An imaginative Midland youth club scheme being spearheaded by the region's top architects and most disengaged children is set to be rolled out across the country.

The Youth Space scheme is already starting to reduce crime only weeks after being launched in three Midland pilot neighbourhoods – Stechford, in Birmingham; Warndon, in Worcestershire, and Coleshill, in Warwickshire.

It involves local youths designing youth centres with the help of Midlands Architecture and the Designed Environment (MADE), a body which promotes best practice in design.

Youth workers, local police officers and community safety officers are also involved in dialogue with the youngsters, who have been identified as being at risk of becoming involved with anti-social behaviour.

The scheme helps to steer youths away from crime by focusing their attentions on creating a new centre which can also be used by the wider community.

It also helps to instil in youngsters a positive attitude towards the police, while giving them a sense of ownership of their youth shelter since they designed it.
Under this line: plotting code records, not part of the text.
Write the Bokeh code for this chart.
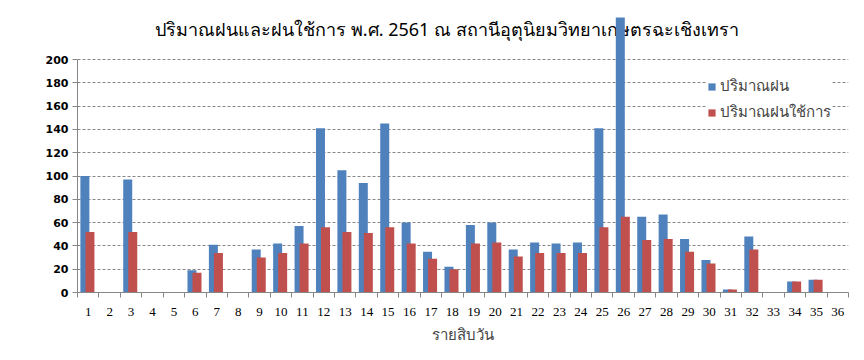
from bokeh.plotting import figure
from bokeh.models import (ColumnDataSource, FixedTicker, Range1d, Legend, LegendItem, Label)
from bokeh.transform import dodge
from bokeh.embed import file_html
from bokeh.resources import INLINE

# ---- data ----
periods = list(range(1, 37))
rain = [100, 0, 97, 0, 0, 19, 41, 0, 37, 42, 57, 141, 105, 94, 145, 60, 35, 22,
        58, 60, 37, 43, 42, 43, 141, 236, 65, 67, 46, 28, 2.5, 48, 0, 9.5, 11, 0]
eff_rain = [52, 0, 52, 0, 0, 17, 34, 0, 30, 34, 42, 56, 52, 51, 56, 42, 29, 20,
            42, 43, 31, 34, 34, 34, 56, 65, 45, 46, 35, 25, 2.5, 37, 0, 9.5, 11, 0]
y_ticks = [0, 20, 40, 60, 80, 100, 120, 140, 160, 180, 200]

title_text = "ปริมาณฝนและฝนใช้การ พ.ศ. 2561 ณ สถานีอุตุนิยมวิทยาเกษตรฉะเชิงเทรา"
series_names = ["ปริมาณฝน", "ปริมาณฝนใช้การ"]
x_label = "รายสิบวัน"
y_label = "มิลลิเมตร"

BLUE = "#4F81BD"
RED = "#C0504D"
GRAY = "#868686"
THAI_FONT = "Noto Sans"

src = ColumnDataSource(dict(x=periods, rain=rain, eff=eff_rain))

W, H = 856, 352
PX_PER_UNIT = 233 / 200.0
frame_h = 292
y_top = frame_h / PX_PER_UNIT

p = figure(width=W, height=H, output_backend="svg", toolbar_location=None,
           x_range=Range1d(0.5, 36.5), y_range=Range1d(0, y_top),
           min_border_left=77, min_border_right=8, min_border_top=0,
           min_border_bottom=60)
p.outline_line_color = None
p.background_fill_color = "white"
p.border_fill_color = "white"

r1 = p.vbar(x=dodge("x", -0.155, range=p.x_range), top="rain", width=0.42,
            source=src, fill_color=BLUE, line_color=None)
r2 = p.vbar(x=dodge("x", 0.08, range=p.x_range), top="eff", width=0.42,
            source=src, fill_color=RED, line_color=None)

# x axis: labels at centres, tick marks at boundaries
xa = p.xaxis[0]
xa.ticker = FixedTicker(ticks=periods, minor_ticks=[i + 0.5 for i in range(0, 37)])
xa.major_tick_out = 0
xa.major_tick_in = 0
xa.minor_tick_out = 5
xa.minor_tick_in = 0
xa.minor_tick_line_color = GRAY
xa.axis_line_color = GRAY
xa.major_label_text_font = "Liberation Serif"
xa.major_label_text_font_size = "13px"
xa.major_label_text_color = "black"
xa.major_label_standoff = 10
xa.axis_label = x_label
xa.axis_label_text_font = THAI_FONT
xa.axis_label_text_font_size = "15px"
xa.axis_label_text_font_style = "normal"
xa.axis_label_standoff = 5

ya = p.yaxis[0]
ya.ticker = FixedTicker(ticks=y_ticks)
ya.bounds = (0, 200)
ya.major_tick_out = 5
ya.major_tick_in = 0
ya.minor_tick_out = 0
ya.minor_tick_in = 0
ya.major_tick_line_color = GRAY
ya.axis_line_color = GRAY
ya.major_label_text_font = "DejaVu Sans"
ya.major_label_text_font_style = "bold"
ya.major_label_text_font_size = "11px"
ya.major_label_text_color = "black"
ya.major_label_standoff = 4

p.xgrid.grid_line_color = None
p.ygrid.grid_line_color = GRAY
p.ygrid.grid_line_dash = "3 2"
p.ygrid.ticker = FixedTicker(ticks=y_ticks[1:])

# y axis title as rotated label centred on the 0-200 span
p.add_layout(Label(x=-1.6, y=100, text=y_label, angle=1.5708,
                   text_font=THAI_FONT, text_font_size="13px", text_font_style="bold",
                   text_align="center", text_baseline="middle"))

# chart title (drawn under the bars, as in the original)
p.add_layout(Label(x=17.75, y=226, text=title_text, level="underlay",
                   text_font=THAI_FONT, text_font_size="18px",
                   text_align="center", text_baseline="middle", text_color="black"))

legend = Legend(items=[LegendItem(label=series_names[0], renderers=[r1]),
                       LegendItem(label=series_names[1], renderers=[r2])],
                location=(630, 168), border_line_color=None,
                background_fill_color="white", background_fill_alpha=1.0,
                glyph_width=9, glyph_height=9, label_standoff=4, spacing=2,
                label_height=18, padding=4, margin=0,
                label_text_font=THAI_FONT, label_text_font_size="15px")
p.add_layout(legend)

open("out.html", "w").write(file_html(p, INLINE))
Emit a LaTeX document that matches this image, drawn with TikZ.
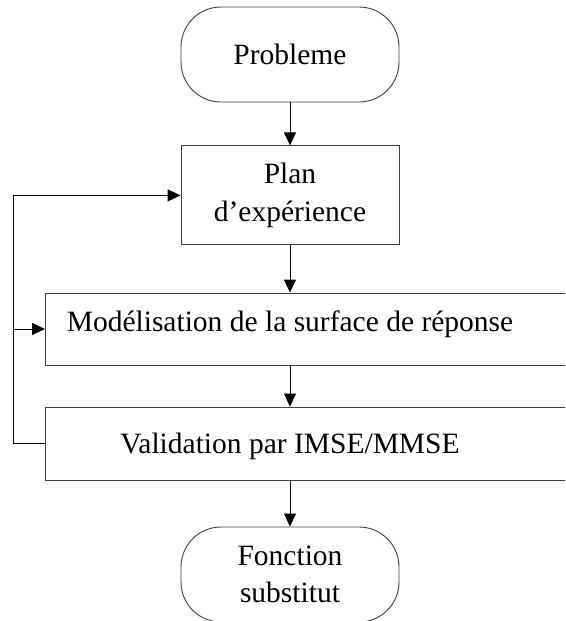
\documentclass[tikz,border=0pt]{standalone}
\usepackage{fontspec}
\setmainfont{Liberation Serif}
\usetikzlibrary{positioning, arrows.meta}

\begin{document}
\begin{tikzpicture}[x=1pt, y=1pt,
    every node/.style={font=\fontsize{29.5}{37.5}\selectfont},
    box/.style={draw=black!75, line width=0.9pt, inner sep=0pt},
    terminal/.style={box, rounded corners=40pt, minimum width=218pt, minimum height=95pt, align=center},
    stepbox/.style={box, minimum width=218pt, minimum height=99pt, align=center},
    widebox/.style={box, anchor=west, minimum width=530pt},
    flow/.style={line width=0.9pt, -{Triangle[length=13pt, width=12pt]}}]
    \useasboundingbox (0,0) rectangle (565,-621);
    \clip (0,0) rectangle (565,-621);

    \node[terminal] (prob) at (290,-54.5) {Probleme};
    \node[stepbox, below=43pt of prob] (plan) {Plan\\d’expérience};
    \node[widebox, minimum height=72pt] (mod) at (45,-329) {};
    \node[anchor=base] (modtxt) at (290,-331.5) {Modélisation de la surface de réponse};
    \node[widebox, minimum height=73pt] (val) at (45,-443.5) {};
    \node[anchor=base] (valtxt) at (290,-453.5) {Validation par IMSE/MMSE};
    \node[terminal] (fonc) at (290,-574.5) {Fonction\\substitut};

    % main flow
    \draw[flow] (prob) -- (plan);
    \draw[flow] (plan) -- (plan.south |- mod.north);
    \draw[flow] (plan.south |- mod.south) -- (plan.south |- val.north);
    \draw[flow] (fonc.north |- val.south) -- (fonc);

    % feedback loop
    \coordinate (loop) at (13,-443.5);
    \draw[flow] (val.west) -- (loop) |- (plan.west);
    \draw[flow] (loop |- mod.west) -- (mod.west);
\end{tikzpicture}
\end{document}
The Government Office for the West Midlands-backed scheme will see three further projects being set up in Hunderton, Hereford; Romsley, Bromsgrove, and Penn Island, Wolverhampton.

If they prove successful, Youth Space could be rolled out across the country.

MADE director Julia Ellis said: "The involvement of people in designing and making their buildings and neighbourhoods can produce safer, better-designed places. The Youth Space Project has set a benchmark for future community design projects and given a voice to young people often excluded by their communities."

Peter Reynolds, a youth manager at the Government Office, said the well-designed Youth Spaces are already becoming focal points for all the community.

He said: "By involving youths in the planning stages of a project they feel valued and listened to and will go out of their way to value their own environment as a result.

"These Youth Spaces are not only a much wanted and contemporary meeting place in the early evenings, but a daytime resource for the community as well.

"Already lunchtime workers see them as a welcome haven."